PARIS, Feb 5: French authorities say they are surprised by the extent to which France has apparently become one of the world’s principal rear bases for Muslim extremists.

Police authorities, notably at the Direction de la surveillance du territoire (DST), the French equivalent of the FBI, have in recent days discovered the existence not only of new support networks established in the poor surburbs of Paris, Marseilles and Lyons, but also of what they characterize as “clandestine mosques,” which have played their role in taking young French Muslims off the street, educating them and eventually sending them on to such destinations as the United Kingdom, Afghanistan as well as the United States.
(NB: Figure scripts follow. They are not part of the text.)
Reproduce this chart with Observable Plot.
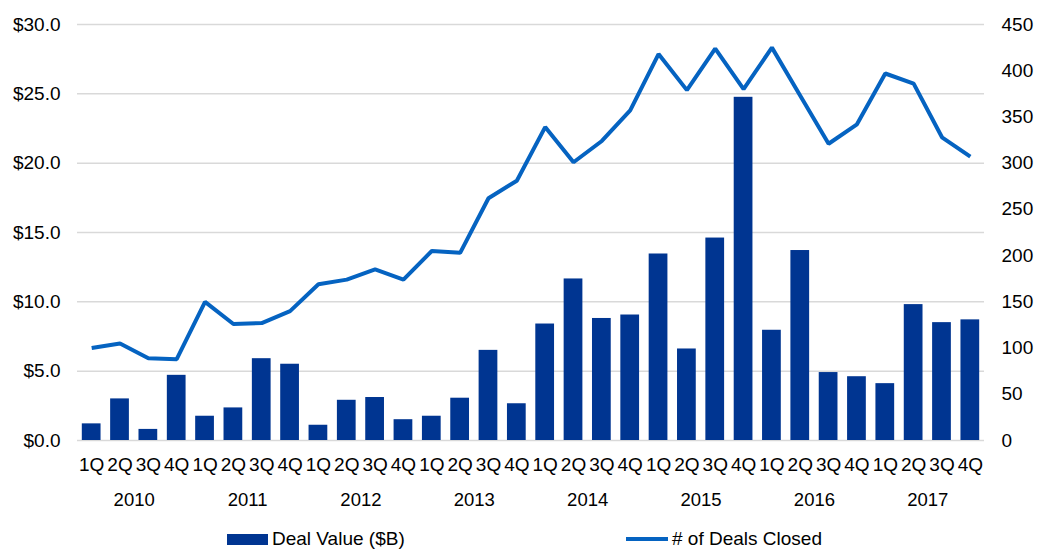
<!DOCTYPE html>
<html>
<head>
<meta charset="utf-8">
<script src="https://cdn.jsdelivr.net/npm/d3@7"></script>
<script src="https://cdn.jsdelivr.net/npm/@observablehq/plot@0.6"></script>
<style>
  html, body { margin: 0; padding: 0; background: #fff; }
  body { width: 1037px; height: 549px; overflow: hidden; font-family: "Liberation Sans", Arial, sans-serif; }
  #legend { position: relative; height: 29px; font-size: 19px; color: #000; }
  .item { position: absolute; top: 8px; height: 22px; line-height: 22px; display: flex; align-items: center; white-space: nowrap; }
  .sw-bar { width: 41px; height: 11px; background: #003591; margin-right: 4px; }
  .sw-line { width: 42px; height: 4px; background: #0563C1; margin-right: 4px; }
</style>
</head>
<body>
<div id="chart"></div>
<div id="legend">
  <div class="item" style="left:227px"><span class="sw-bar"></span>Deal Value ($B)</div>
  <div class="item" style="left:626px"><span class="sw-line"></span># of Deals Closed</div>
</div>
<script>
const quarters = ["1Q", "2Q", "3Q", "4Q"];
const years = ["2010", "2011", "2012", "2013", "2014", "2015", "2016", "2017"];
const dealValue = [1.2, 3.0, 0.8, 4.7, 1.75, 2.35, 5.9, 5.5, 1.1, 2.9, 3.1, 1.5, 1.75, 3.05, 6.5, 2.65,
                   8.4, 11.65, 8.8, 9.05, 13.45, 6.6, 14.6, 24.75, 7.95, 13.7, 4.9, 4.6, 4.1, 9.8, 8.5, 8.7];
const dealsClosed = [100, 105, 89, 88, 150, 126, 127, 140, 169, 174, 185, 174, 205, 203, 262, 281,
                     339, 301, 324, 357, 418, 379, 424, 380, 425, 373, 321, 342, 397, 386, 328, 307];
const leftTicks = [0, 5, 10, 15, 20, 25, 30];
const rightTicks = [0, 50, 100, 150, 200, 250, 300, 350, 400, 450];
const ratio = 450 / 30;

const data = dealValue.map((v, i) => ({
  i,
  quarter: quarters[i % 4],
  year: years[Math.floor(i / 4)],
  value: v,
  deals: dealsClosed[i]
}));
const yearData = years.map((y, k) => ({year: y, mid: k * 4 + 2}));

const chart = Plot.plot({
  width: 1037,
  height: 520,
  marginTop: 24,
  marginBottom: 80,
  marginLeft: 77,
  marginRight: 53,
  style: {fontFamily: "'Liberation Sans', Arial, sans-serif", color: "#000", background: "#fff"},
  x: {domain: [0, data.length], axis: null},
  y: {domain: [0, 30], axis: null},
  marks: [
    Plot.gridY(leftTicks, {stroke: "#d9d9d9", strokeOpacity: 1, strokeWidth: 1.5}),
    Plot.rectY(data, {x1: d => d.i, x2: d => d.i + 1, y: "value", fill: "#003591", insetLeft: 4.8, insetRight: 4.8}),
    Plot.lineY(data, {x: d => d.i + 0.5, y: d => d.deals / ratio, stroke: "#0563C1", strokeWidth: 4, strokeLinejoin: "miter", strokeLinecap: "butt"}),
    Plot.axisY(leftTicks, {anchor: "left", label: null, tickSize: 0, tickPadding: 17, fontSize: 19, tickFormat: d => "$" + d.toFixed(1)}),
    Plot.axisY(rightTicks.map(t => t / ratio), {anchor: "right", label: null, tickSize: 0, tickPadding: 17, fontSize: 19, textAnchor: "start", tickFormat: d => String(Math.round(d * ratio))}),
    Plot.axisX(data.map(d => d.i + 0.5), {anchor: "bottom", label: null, tickSize: 0, tickPadding: 17, fontSize: 19, tickFormat: d => quarters[Math.floor(d) % 4]}),
    Plot.text(yearData, {x: "mid", y: 0, text: "year", dy: 60, fontSize: 18.5, lineAnchor: "middle", fill: "#000"})
  ]
});
document.getElementById("chart").appendChild(chart);
</script>
</body>
</html>
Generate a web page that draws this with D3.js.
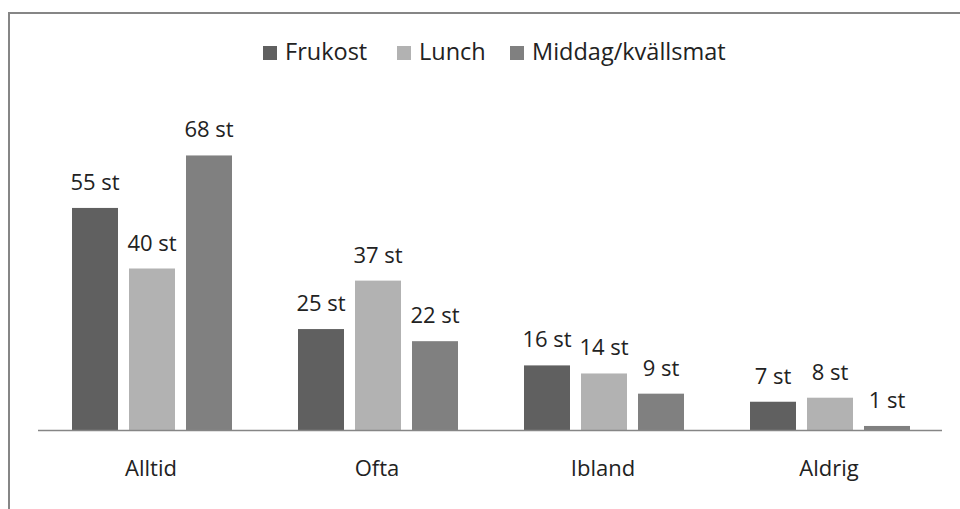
<!DOCTYPE html>
<html>
<head>
<meta charset="utf-8">
<script src="https://cdn.jsdelivr.net/npm/d3@7"></script>
<style>
  body { margin: 0; background: #fff; }
  text { font-family: "Open Sans", sans-serif; fill: #222; }
</style>
</head>
<body>
<svg></svg>
<script>
var categories = ["Alltid", "Ofta", "Ibland", "Aldrig"];
var seriesNames = ["Frukost", "Lunch", "Middag/kvällsmat"];
var frukost = [55, 25, 16, 7];
var lunch = [40, 37, 14, 8];
var middag = [68, 22, 9, 1];
var unit = " st";

var svgWidth = 960, svgHeight = 509;
var svg = d3.select("svg").attr("width", svgWidth).attr("height", svgHeight);

var colors = ["#606060", "#b2b2b2", "#808080"];
var seriesValues = [frukost, lunch, middag];

// outer frame, right and bottom edges run off the picture
svg.append("rect")
    .attr("x", 9).attr("y", 13)
    .attr("width", 1000).attr("height", 600)
    .attr("fill", "none")
    .attr("stroke", "#868686")
    .attr("stroke-width", 2);

var plot = {left: 38, right: 942, top: 107, bottom: 430};

// group width 226: bars 46, gaps 11
var x0 = d3.scaleBand().domain(categories).range([plot.left, plot.right]);
var x1 = d3.scaleBand().domain(d3.range(3)).range([34, 34 + 160]).paddingInner(11 / 57);

var y = d3.scaleLinear().domain([0, 80]).range([plot.bottom, plot.top]);

var rows = [];
categories.forEach(function(c, i) {
    seriesValues.forEach(function(vals, s) {
        rows.push({cat: c, s: s, v: vals[i]});
    });
});

svg.selectAll("rect.bar")
    .data(rows)
    .enter()
    .append("rect")
    .attr("class", "bar")
    .attr("x", function(d) { return x0(d.cat) + x1(d.s); })
    .attr("y", function(d) { return y(d.v); })
    .attr("width", x1.bandwidth())
    .attr("height", function(d) { return y(0) - y(d.v); })
    .attr("fill", function(d) { return colors[d.s]; });

svg.selectAll("text.val")
    .data(rows)
    .enter()
    .append("text")
    .attr("class", "val")
    .attr("x", function(d) { return x0(d.cat) + x1(d.s) + x1.bandwidth() / 2; })
    .attr("y", function(d) { return y(d.v) - 18; })
    .attr("text-anchor", "middle")
    .style("font-size", "22px")
    .text(function(d) { return d.v + unit; });

// baseline
svg.append("line")
    .attr("x1", plot.left).attr("x2", plot.right)
    .attr("y1", y(0) + 0.5).attr("y2", y(0) + 0.5)
    .attr("stroke", "#868686")
    .attr("stroke-width", 1.5);

var xAxis = d3.axisBottom(x0).tickSize(0).tickPadding(0);
var ax = svg.append("g")
    .attr("transform", "translate(0," + y(0) + ")")
    .call(xAxis);
ax.select(".domain").remove();
ax.selectAll("text")
    .attr("dy", null)
    .attr("x", 0)
    .attr("y", 46)
    .style("font-size", "22px")
    .style("font-family", "'Open Sans', sans-serif")
    .attr("fill", "#222");

// legend
var legendX = [263, 397, 510];
var leg = svg.selectAll("g.leg")
    .data(seriesNames)
    .enter()
    .append("g")
    .attr("class", "leg")
    .attr("transform", function(d, i) { return "translate(" + legendX[i] + ",46)"; });
leg.append("rect")
    .attr("width", 14).attr("height", 14)
    .attr("fill", function(d, i) { return colors[i]; });
leg.append("text")
    .attr("x", 22)
    .attr("y", 14)
    .style("font-size", "23.5px")
    .text(function(d) { return d; });
</script>
</body>
</html>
After revelations late last year that some of the extremist movements had been planning attacks on the Eiffel Tower — a plan strangely similar to that of Sept 11 against the World Trade Center in New York — and the US embassy in Paris, the investigators have now brought to light a new plan which would have seen Strasbourg Cathedral bombed during the Christmas 2000 holiday season.

The Cathedral, considered one of the most beautiful examples of early Gothic architecture in the West, was built between the 12th and 15th centuries and measures 142 meters high. Strasbourg, which is located on France’s border with Germany, is also the seat of the European Parliament, and has welcomed in recent years such visitors as Commander Massoud and, more recently, Israeli Foreign Minister Shimon Peres, who two weeks ago attempted to use his presence at the European Parliament to attempt to relaunch his country’s talks with Palestinian Authority President Yasser Arafat.

Revelation of the plans to attack Strasbourg Cathedral by a group of Francophone extremists reportedly close to Al Qaeda came in the wake of the arrest in Germany in December 2000 and April 2001 of several members of one of the groups. The interrogation of those extremists have resulted in the arrest of three other members of the gang who were rounded up on Monday (Feb 4) by the DST which says that all three are presently being detained at DST headquarters in the Tour Nelaton in the 15th arrondisement of Paris.

According to police sources, one of the members is an Algerian national, while his wife is a French citizen, as is a third member of the group.

Although the DST sources refused to provide any more information as to the identities of the three men allegedly linked to Al Qaeda, they did note that their interrogations of the three persons had convinced them that France “would see more terrorist attacks on its soil during the coming months.”

Meanwhile, the French government announced that it had “definitively” identified two of the prisoners at Guanatanamo as being French citizens, and that, in the words of Francois Rivasseau, spokesman for the French Foreign Affairs Ministry, “any other French prisoners whose names have been evoked in the press are not, according to our information, at Guantanamo, and we are attempting to clarify their situation on a case by case basis.”